Once a manager has made that decision about any player he has to act on it - and so do his team-mates. The lack of support for Sarri from the Chelsea players was shocking.
I would love to have been in the dressing room afterwards. I have thought about how I would have handled that situation if I had been on the pitch.
As a 30-plus-year-old, who captained Reading in the Premier League and FA Cup, I would have said something to the goalkeeper and my captain to get him off the pitch. Or I would have gone over and done it myself. And I think even as a naive 21-year-old I would have done the same.
There was none of that support for the Chelsea manager. Look at the reaction of the captain Cesar Azpilicueta and senior players like David Luiz. There is no doubt Azpilicueta is a very good player and a strong individual, good captain material, but he should have taken responsibility, grabbed Kepa by the neck and dragged him off the pitch. And what is David Luiz doing covering his mouth when he talks? Don't try to hide when we can all see what you are trying to do.
Sarri has his faults. I still cannot believe he is playing N'Golo Kante in a forward position when he is a World Cup and Premier League title winner as the deep ball-winning midfielder. Eden Hazard cannot work his magic if he doesn't have the ball and Kante is one of the best in the world at getting it and giving it.
But I thought he dealt with the situation well, and with dignity. I don't blame him for getting angry and it must have taken some willpower not to walk away completely when he started to head down the tunnel. I am glad he didn't because the Chelsea players would have won again.
Unfortunately for him, I don't think you can come to the Premier League and try to slow things down, you have to get after the ball and press. Premier League football is quick and intense all the time. I am not sure Sarri has grasped that yet.
He still deserves respect from his players. He is the manager after all. The big problem is that the culture at the club has protected the players for too long because Roman Abramovich has given them power.
It looks like Sarri is fighting a losing battle. He will probably leave in the summer - if not before - with full severance pay and his reputation intact. Just.
I feel sorry for Sarri. He has inherited a horrible situation at Chelsea but the person I feel most sorry for is Willy Caballero. I am glad he got his opportunity against Spurs on Wednesday and I hope he keeps his place in the team until the end of the season.
The relationship between the number one goalkeeper and his number two has to be strong because behind the scenes, Monday to Friday, the first-choice man relies heavily on his understudy. He needs him for support, and to be a decent supplier and server in the training sessions.
It takes skill to be a good number two. He may be desperate to play, but when it comes to Saturday afternoon, he has to support the number one - keeping up the role of supplier in the warm-ups.
Kepa has undermined that relationship.

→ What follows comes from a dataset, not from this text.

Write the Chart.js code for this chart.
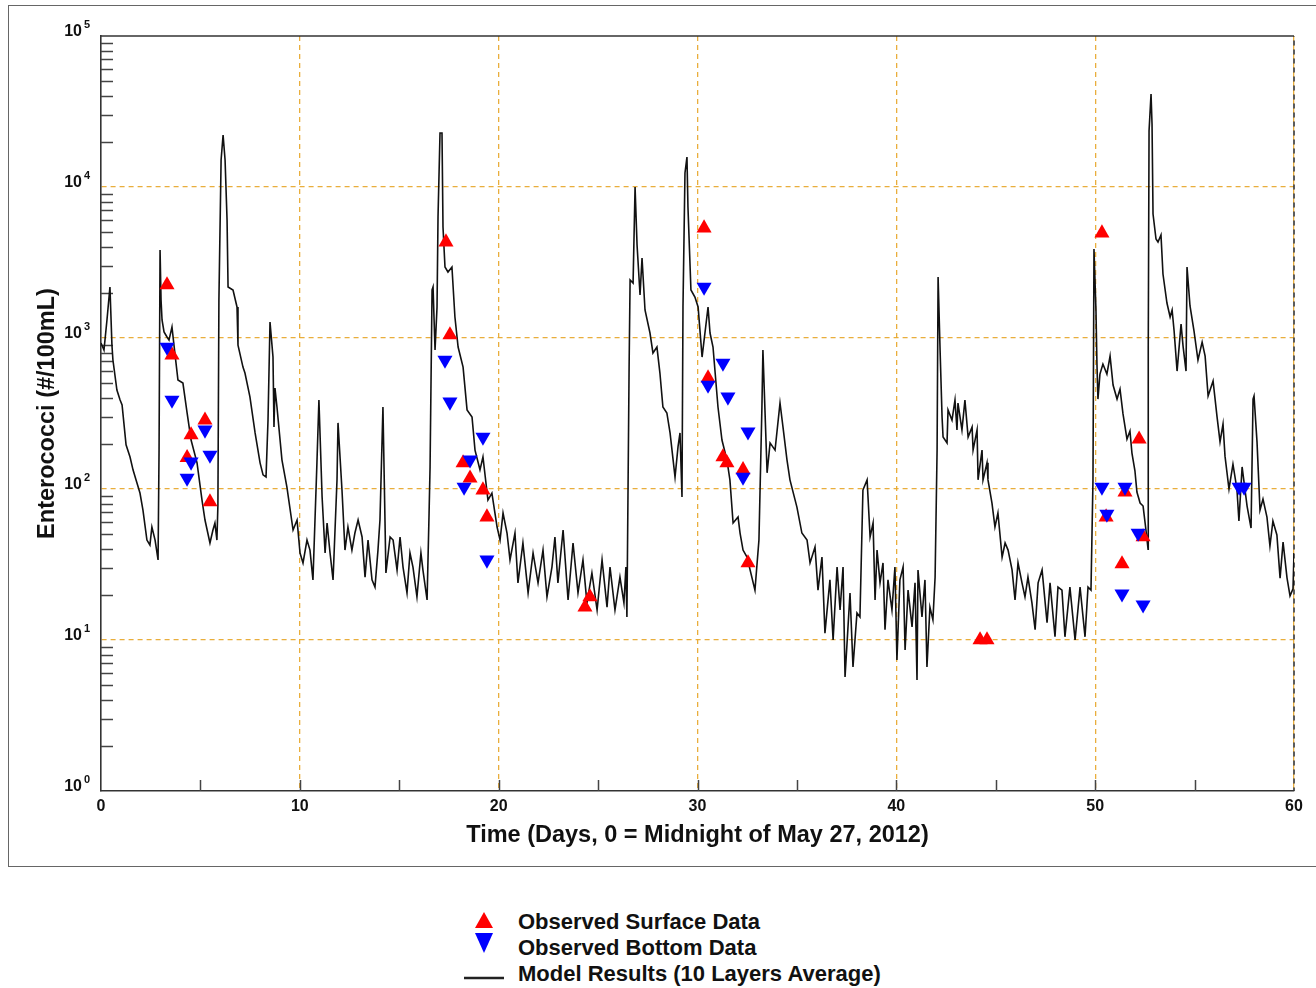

How can he expect Caballero's support when he left him standing by the side of the Wembley pitch? When he was refusing to come off, there was absolutely no consideration or respect.
How can Caballero support Kepa with all his heart? If I was his number two he would get nothing from me. I would not want to help him after the incredible arrogance Kepa has shown.
But should we be surprised? I don't think it is all down to the wages the players are on. I played with young lads at Coventry in the final stages of my career who definitely thought they were better than they were and had an arrogance and confidence which belied their actual ability. I guess that's the world we live in now.